In the email, Leonsis explained how MacLellan "suggested that I blog about team; not about individual players. That I celebrate team success way more than individual success, and that that culture needs to start at the top. I agreed."
In these two instances, MacLellan has already established a different pattern than that of his predecessor.
But there's more.
Rebecca Henschel of Japer's Rink pointed out what MacLellan was doing behind the scenes before he was ever promoted:
With the departure of McPhee last month, it has been MacLellan pulling the strings on some small but key transactions for the team, including making the trade that sent soon-to-be unrestricted free agent Jaroslav Halak to the Islanders for a fourth-round pick, and signing prospect and 2012 draftee Christian Djoos to an entry-level contract.
Wary Caps fans can at least take comfort in knowing that MacLellan was able to successfully complete the first two moves he attempted as general manager, even if in an unofficial capacity at the time. And they weren't minor.
MacLellan dumped Halak for a ham sandwich—which is quite a feat, considering MacLellan was only trading the rights to sign the player as a free agent, according to the press release.
The signing of Djoos is equally noteworthy. The 19-year-old Swedish-born defenseman was rated 14th among the Capitals' top 20 prospects by Hockey's Future as recently as April 7. He now becomes the "fourth member of the Capitals' 2012 NHL Draft class to sign with the team, joining Connor Carrick, Chandler Stephenson and Tom Wilson," according to the team's website.
Finally, MacLellan received a ringing endorsement from a respected voice within the Capitals community.
Alan May, a former Capitals player and current CSN Washington analyst, spoke at length during an appearance on ESPN 980's The Sports Fix with Kevin Sheehan and Thom Loverro about the MacLellan hire shortly after it was consummated (transcript via Dan Steinberg):
You know, I was a little skeptical at first, because I know how tight he and George have been their entire lives, but he was able to go in there and say how he would do it different.
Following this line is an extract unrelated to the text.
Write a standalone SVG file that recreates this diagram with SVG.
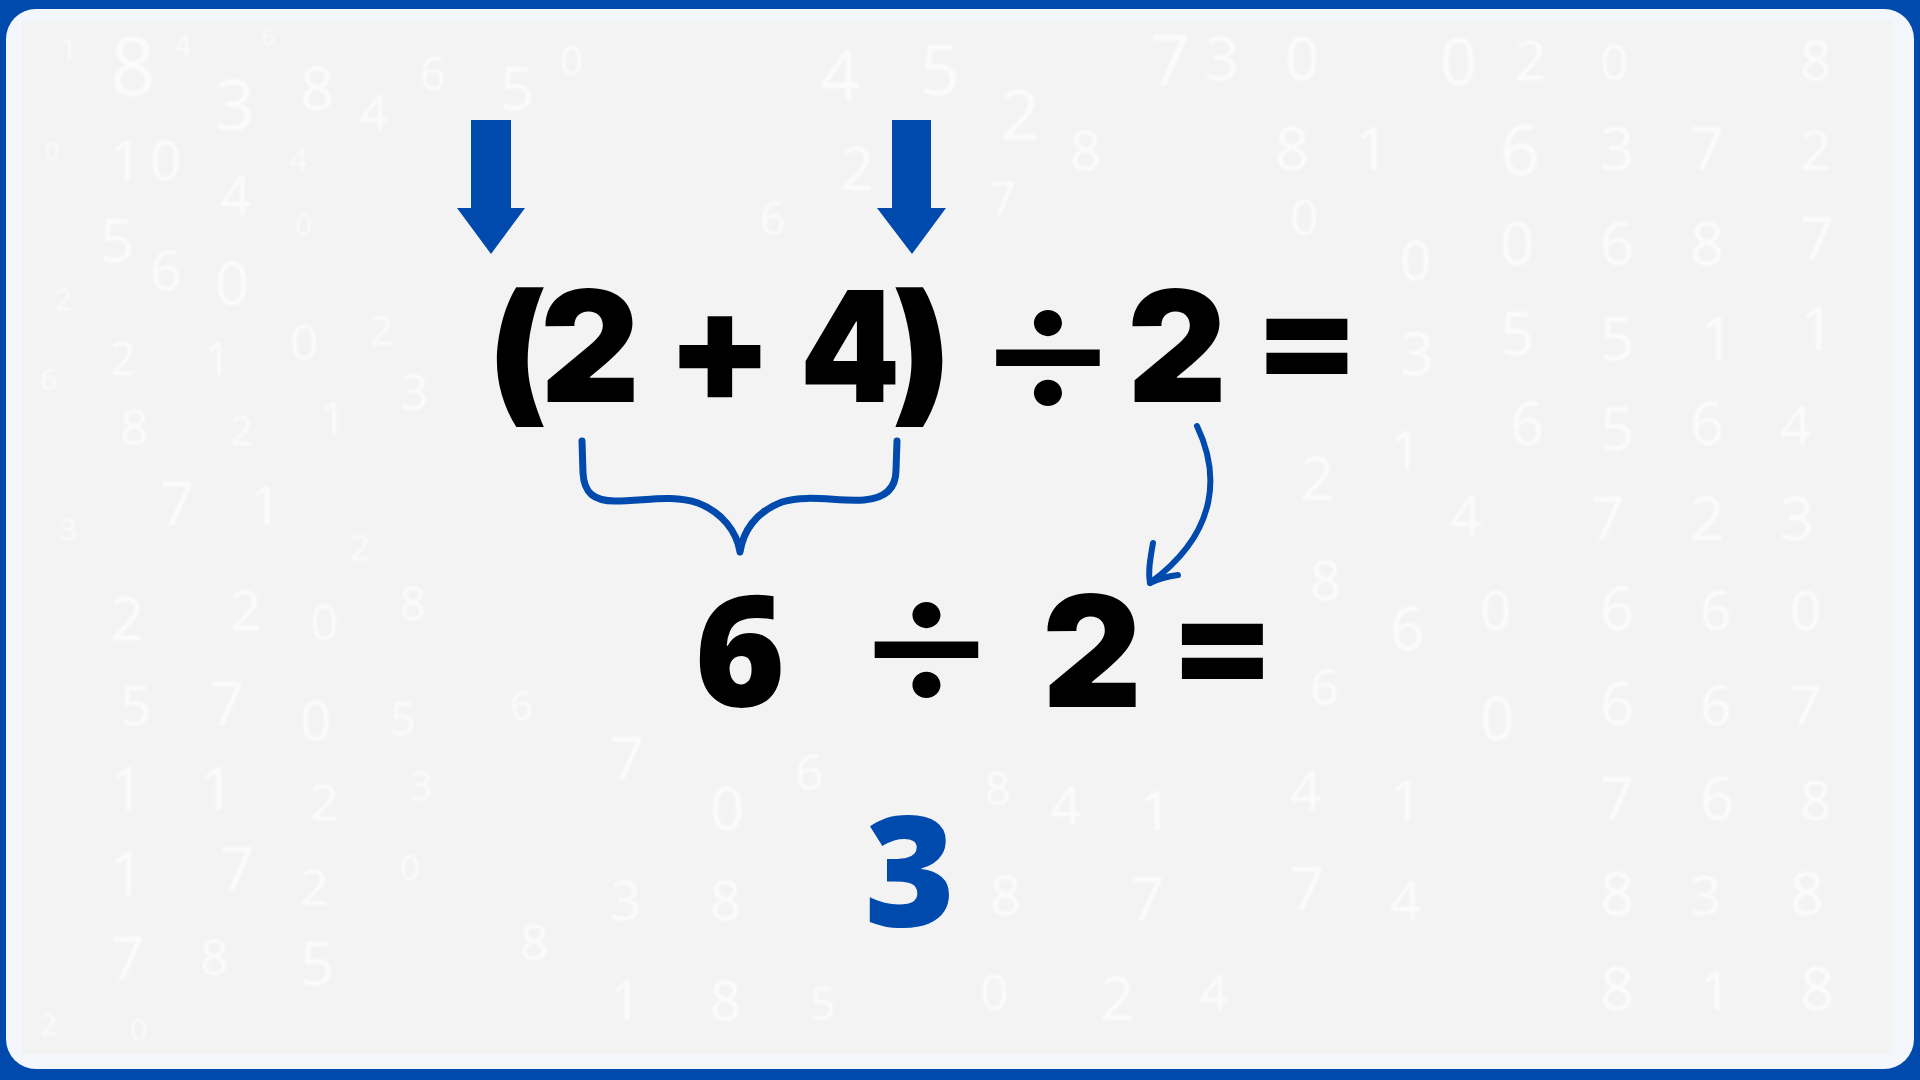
<svg xmlns="http://www.w3.org/2000/svg" width="1920" height="1080" viewBox="0 0 1920 1080">
<defs>
<style>
.bg{font-family:"Open Sans","Liberation Sans",sans-serif;font-weight:400;fill:#ffffff;fill-opacity:0.7}
.eq{font-family:Inter,"Liberation Sans",sans-serif;font-weight:900;font-size:154px;fill:#000000;text-anchor:middle}
.div{font-family:"Noto Sans CJK SC","Noto Sans",sans-serif;font-weight:900;fill:#000000;text-anchor:middle}
.os{font-family:"Open Sans","Liberation Sans",sans-serif;font-weight:800;font-size:155px;text-anchor:middle}
.blue{fill:#004AAD}
.stroke{fill:none;stroke:#004AAD;stroke-linecap:round;stroke-linejoin:round}
</style>
<clipPath id="inner"><rect x="22" y="21" width="1870" height="1033"/></clipPath>
<filter id="soft" x="-5%" y="-5%" width="110%" height="110%"><feGaussianBlur stdDeviation="0.8"/></filter>
</defs>
<rect x="0" y="0" width="1920" height="1080" fill="#004AAD"/>
<rect x="6" y="9" width="1908" height="1060" rx="30" ry="30" fill="#F3F6FB"/>
<rect x="22" y="21" width="1870" height="1033" fill="#F3F3F3"/>
<g id="background-digits" clip-path="url(#inner)" filter="url(#soft)">
<text class="bg" x="60" y="60" font-size="30">1</text>
<text class="bg" x="110" y="95" font-size="80">8</text>
<text class="bg" x="175" y="55" font-size="28">4</text>
<text class="bg" x="215" y="130" font-size="70">3</text>
<text class="bg" x="262" y="45" font-size="22">6</text>
<text class="bg" x="300" y="110" font-size="60">8</text>
<text class="bg" x="360" y="130" font-size="50">4</text>
<text class="bg" x="420" y="90" font-size="45">6</text>
<text class="bg" x="500" y="110" font-size="60">5</text>
<text class="bg" x="560" y="75" font-size="40">0</text>
<text class="bg" x="45" y="160" font-size="25">0</text>
<text class="bg" x="110" y="180" font-size="55">1</text>
<text class="bg" x="150" y="180" font-size="55">0</text>
<text class="bg" x="220" y="215" font-size="55">4</text>
<text class="bg" x="290" y="170" font-size="30">4</text>
<text class="bg" x="100" y="262" font-size="60">5</text>
<text class="bg" x="150" y="290" font-size="55">6</text>
<text class="bg" x="215" y="305" font-size="60">0</text>
<text class="bg" x="295" y="235" font-size="30">0</text>
<text class="bg" x="55" y="310" font-size="30">2</text>
<text class="bg" x="110" y="375" font-size="45">2</text>
<text class="bg" x="205" y="375" font-size="45">1</text>
<text class="bg" x="290" y="360" font-size="50">0</text>
<text class="bg" x="370" y="345" font-size="40">2</text>
<text class="bg" x="40" y="390" font-size="30">6</text>
<text class="bg" x="120" y="445" font-size="50">8</text>
<text class="bg" x="230" y="445" font-size="40">2</text>
<text class="bg" x="320" y="435" font-size="45">1</text>
<text class="bg" x="400" y="410" font-size="50">3</text>
<text class="bg" x="160" y="525" font-size="60">7</text>
<text class="bg" x="60" y="540" font-size="30">3</text>
<text class="bg" x="250" y="525" font-size="55">1</text>
<text class="bg" x="350" y="560" font-size="35">2</text>
<text class="bg" x="110" y="640" font-size="60">2</text>
<text class="bg" x="230" y="630" font-size="55">2</text>
<text class="bg" x="310" y="640" font-size="50">0</text>
<text class="bg" x="400" y="620" font-size="45">8</text>
<text class="bg" x="120" y="725" font-size="55">5</text>
<text class="bg" x="210" y="725" font-size="60">7</text>
<text class="bg" x="300" y="740" font-size="55">0</text>
<text class="bg" x="390" y="735" font-size="45">5</text>
<text class="bg" x="510" y="720" font-size="40">6</text>
<text class="bg" x="110" y="810" font-size="60">1</text>
<text class="bg" x="200" y="810" font-size="60">1</text>
<text class="bg" x="310" y="820" font-size="50">2</text>
<text class="bg" x="410" y="800" font-size="40">3</text>
<text class="bg" x="110" y="895" font-size="60">1</text>
<text class="bg" x="220" y="890" font-size="60">7</text>
<text class="bg" x="300" y="905" font-size="50">2</text>
<text class="bg" x="400" y="880" font-size="35">0</text>
<text class="bg" x="110" y="980" font-size="60">7</text>
<text class="bg" x="200" y="975" font-size="50">8</text>
<text class="bg" x="300" y="985" font-size="60">5</text>
<text class="bg" x="40" y="1035" font-size="30">2</text>
<text class="bg" x="130" y="1040" font-size="30">0</text>
<text class="bg" x="610" y="780" font-size="60">7</text>
<text class="bg" x="710" y="830" font-size="60">0</text>
<text class="bg" x="795" y="790" font-size="50">6</text>
<text class="bg" x="985" y="805" font-size="45">8</text>
<text class="bg" x="610" y="920" font-size="55">3</text>
<text class="bg" x="710" y="920" font-size="55">8</text>
<text class="bg" x="520" y="960" font-size="50">8</text>
<text class="bg" x="610" y="1020" font-size="55">1</text>
<text class="bg" x="710" y="1020" font-size="55">8</text>
<text class="bg" x="810" y="1020" font-size="45">5</text>
<text class="bg" x="980" y="1010" font-size="50">0</text>
<text class="bg" x="820" y="100" font-size="70">4</text>
<text class="bg" x="920" y="95" font-size="70">5</text>
<text class="bg" x="1000" y="140" font-size="70">2</text>
<text class="bg" x="1070" y="170" font-size="55">8</text>
<text class="bg" x="840" y="190" font-size="60">2</text>
<text class="bg" x="760" y="235" font-size="45">6</text>
<text class="bg" x="990" y="215" font-size="45">7</text>
<text class="bg" x="1150" y="85" font-size="70">7</text>
<text class="bg" x="1205" y="80" font-size="60">3</text>
<text class="bg" x="1285" y="80" font-size="60">0</text>
<text class="bg" x="1440" y="85" font-size="65">0</text>
<text class="bg" x="1515" y="80" font-size="55">2</text>
<text class="bg" x="1600" y="80" font-size="50">0</text>
<text class="bg" x="1800" y="80" font-size="55">8</text>
<text class="bg" x="1275" y="170" font-size="60">8</text>
<text class="bg" x="1355" y="170" font-size="60">1</text>
<text class="bg" x="1500" y="175" font-size="70">6</text>
<text class="bg" x="1600" y="170" font-size="60">3</text>
<text class="bg" x="1690" y="170" font-size="60">7</text>
<text class="bg" x="1800" y="170" font-size="55">2</text>
<text class="bg" x="1290" y="235" font-size="50">0</text>
<text class="bg" x="1400" y="280" font-size="55">0</text>
<text class="bg" x="1500" y="265" font-size="60">0</text>
<text class="bg" x="1600" y="265" font-size="60">6</text>
<text class="bg" x="1690" y="265" font-size="60">8</text>
<text class="bg" x="1800" y="260" font-size="60">7</text>
<text class="bg" x="1500" y="355" font-size="60">5</text>
<text class="bg" x="1400" y="375" font-size="60">3</text>
<text class="bg" x="1600" y="360" font-size="60">5</text>
<text class="bg" x="1700" y="360" font-size="60">1</text>
<text class="bg" x="1800" y="350" font-size="60">1</text>
<text class="bg" x="1510" y="445" font-size="60">6</text>
<text class="bg" x="1300" y="500" font-size="60">2</text>
<text class="bg" x="1390" y="470" font-size="55">1</text>
<text class="bg" x="1600" y="450" font-size="60">5</text>
<text class="bg" x="1690" y="445" font-size="60">6</text>
<text class="bg" x="1780" y="445" font-size="55">4</text>
<text class="bg" x="1450" y="535" font-size="55">4</text>
<text class="bg" x="1310" y="600" font-size="55">8</text>
<text class="bg" x="1590" y="540" font-size="60">7</text>
<text class="bg" x="1690" y="540" font-size="60">2</text>
<text class="bg" x="1780" y="540" font-size="60">3</text>
<text class="bg" x="1390" y="650" font-size="60">6</text>
<text class="bg" x="1480" y="630" font-size="55">0</text>
<text class="bg" x="1600" y="630" font-size="60">6</text>
<text class="bg" x="1700" y="630" font-size="55">6</text>
<text class="bg" x="1790" y="630" font-size="55">0</text>
<text class="bg" x="1310" y="705" font-size="50">6</text>
<text class="bg" x="1480" y="740" font-size="60">0</text>
<text class="bg" x="1600" y="725" font-size="60">6</text>
<text class="bg" x="1700" y="725" font-size="55">6</text>
<text class="bg" x="1790" y="725" font-size="55">7</text>
<text class="bg" x="1290" y="810" font-size="55">4</text>
<text class="bg" x="1390" y="820" font-size="55">1</text>
<text class="bg" x="1600" y="820" font-size="60">7</text>
<text class="bg" x="1700" y="820" font-size="60">6</text>
<text class="bg" x="1800" y="820" font-size="55">8</text>
<text class="bg" x="1290" y="910" font-size="60">7</text>
<text class="bg" x="1390" y="920" font-size="55">4</text>
<text class="bg" x="1600" y="915" font-size="60">8</text>
<text class="bg" x="1690" y="915" font-size="55">3</text>
<text class="bg" x="1790" y="915" font-size="60">8</text>
<text class="bg" x="1100" y="1020" font-size="60">2</text>
<text class="bg" x="1200" y="1010" font-size="50">4</text>
<text class="bg" x="1600" y="1010" font-size="60">8</text>
<text class="bg" x="1700" y="1010" font-size="55">1</text>
<text class="bg" x="1800" y="1010" font-size="60">8</text>
<text class="bg" x="1050" y="825" font-size="55">4</text>
<text class="bg" x="1130" y="920" font-size="60">7</text>
<text class="bg" x="1140" y="830" font-size="55">1</text>
<text class="bg" x="990" y="915" font-size="55">8</text>
</g>
<g id="arrow-left"><polygon class="blue" points="471,120 511,120 511,208 525,208 491,254 457,208 471,208"/></g>
<g id="arrow-right"><polygon class="blue" points="892,120 931,120 931,208 946,208 912,254 877,208 892,208"/></g>
<g id="expression-1">
<text class="eq" x="517" y="406">(</text>
<text class="eq" x="590" y="402">2</text>
<text class="eq" x="720" y="402">+</text>
<text class="eq" transform="translate(850,402) scale(0.93,1)" x="0" y="0">4</text>
<text class="eq" x="922" y="406">)</text>
<text class="div" transform="translate(1048,410) scale(1,0.93)" x="0" y="0" font-size="148">÷</text>
<text class="eq" x="1177" y="402">2</text>
<text class="eq" transform="translate(1307,386) scale(1,0.87)" x="0" y="0">=</text>
</g>
<g id="expression-2">
<text class="os" x="740" y="706" fill="#000000">6</text>
<text class="div" transform="translate(926.5,702) scale(1,0.93)" x="0" y="0" font-size="148">÷</text>
<text class="eq" x="1092" y="707">2</text>
<text class="eq" transform="translate(1222.5,691) scale(1,0.87)" x="0" y="0">=</text>
</g>
<g id="result"><text class="os blue" x="910" y="926">3</text></g>
<g id="connectors">
<path class="stroke" stroke-width="7" d="M582,441 L583,473 C584,493 594,501 615,501 C645,501 672,494 698,503 C722,512 737,532 740,552 C743,532 755,512 782,502 C808,494 838,502 864,500 C888,498 896,486 896,470 L897,441"/>
<path class="stroke" stroke-width="6" d="M1197,426 C1218,470 1222,530 1150,583"/>
<path class="stroke" stroke-width="6" d="M1153,543 C1150,560 1148,572 1150,583 C1160,578 1170,576 1178,575"/>
</g>
</svg>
Now it's just a matter of putting those words to work, and hopefully he does, and I believe that he will. A lot of times [as] an assistant, you have to agree with your boss. You have to be loyal, you have be willing to take a bullet for him, and obviously [MacLellan] did that for years. But he has way different views on how you should do things. ... He went in there and did an incredible job of selling his vision, and not saying 'We're close' and 'We're all right here' or 'We're all right there.' He's not going to do it the same as George.
With all this new information coming to light, should Capitals fans suddenly be campaigning for MacLellan to be named NHL General Manager of The Year?
But they should at least allow these positive expectations to offset the negative expectations that instantly formed in their minds as soon as they heard of the hiring. From this neutral position, the Washington faithful can carefully watch as MacLellan's tenure begins to take shape, therefore judging it from a more reasonable and objective viewpoint.
If MacLellan makes mistakes, Capitals fans have every right to burn him in effigy.
Hell, I'll be the one holding the torch.
But Caps fans also have the responsibility to judge this man based on what he is able to accomplish on the job instead of basing that judgment on preconceived notions and unfair expectations. MacLellan earned this right by standing out among several more qualified candidates. As May astutely observed, MacLellan "was 15th on the depth chart in the interview process and was the only guy that went against the grain."
Brian MacLellan impressed the Capitals owner and ultimately won him over.
If given a chance, he may just do the same with the team's skeptical fanbase.